Rhode Island was first settled in 1636 by Roger Williams in the Narragansett Bay. Williams, a Baptist, had been exiled from the Massachusetts Bay Colony for his religious ideas. He hoped to establish a place for religious freedom. He called the area Providence, land that had been bought from local tribes. The area became the official Colony of Rhode Island and Providence Plantations in 1642.
The citizens of early Rhode Island greatly valued their independence, whether religious or political. In 1686, King James II combined the colony with other New England colonies to form the Dominion of New England. However, the colonists resented this control, returning to its previous independence after the Glorious Revolution in 1688, a revolt by the colonists. A leader of this revolt, William III, eventually replaced King James II on the throne.

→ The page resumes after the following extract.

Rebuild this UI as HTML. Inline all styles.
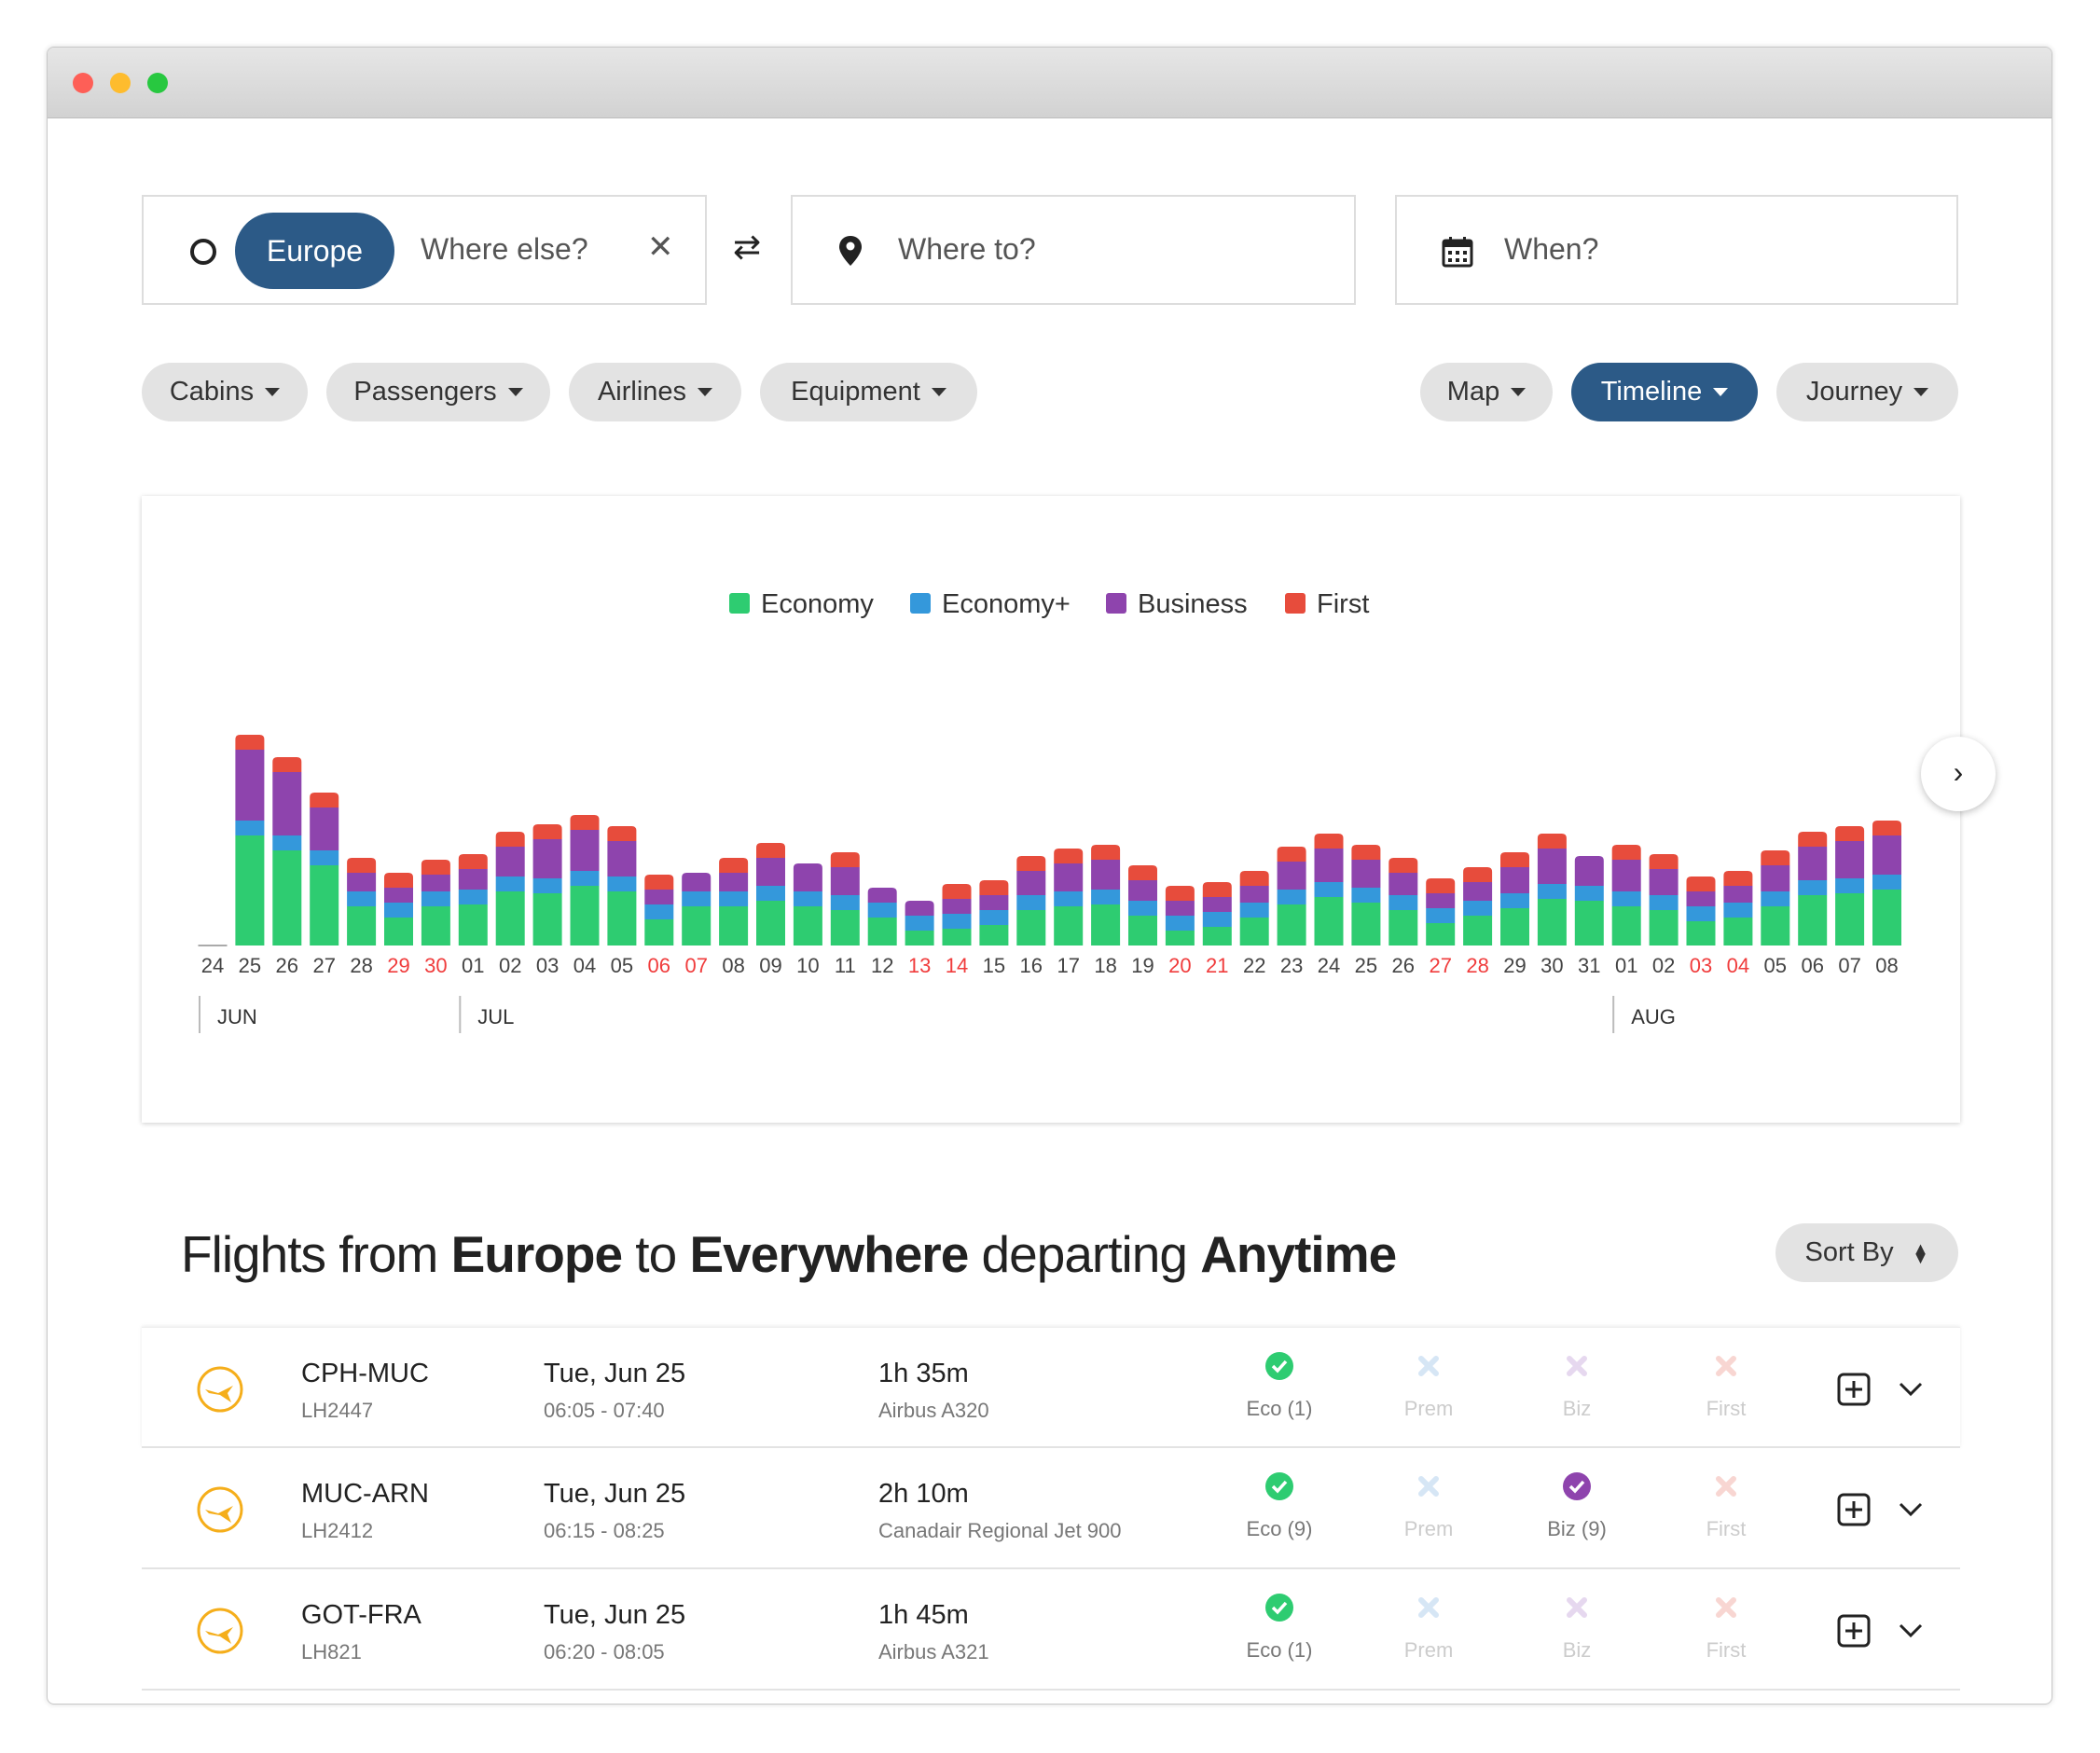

True to form, Rhode Island was the first state to declare independence from England on May 4, 1776 after Providence residents attacked the Gaspee, a British schooner, in response to trade regulations. Part of the reason why this holiday is military themed is due to the state’s role in the Revolutionary war. The 1st Rhode Island Regiment was the first African-American unit. Under George Washington’s leadership, the Battle of Chesapeake and the Siege of Yorktown started in Newport. On May 29, 1790, Rhode Island ratified the Constitution.
Rhode Island Fun Facts:
- As the smallest American state, Rhode Island measures 37 miles east to west and 48 miles from the northern border to the south.
- Rhode Island was the last colony to become an official US state because it was the last to ratify the Constitution. This is because the state was holding out for the addition of the Bill of Rights.
- The 18th amendment, prohibition, was never ratified by Rhode Island.
- In 1774, Newport was the home of the first circus performed in the United States.
- Although he did not do any direct work to pass it, Roger Williams is considered an innovator of the 1st amendment, the right to free speech, after establishing Providence in the name of religious freedom.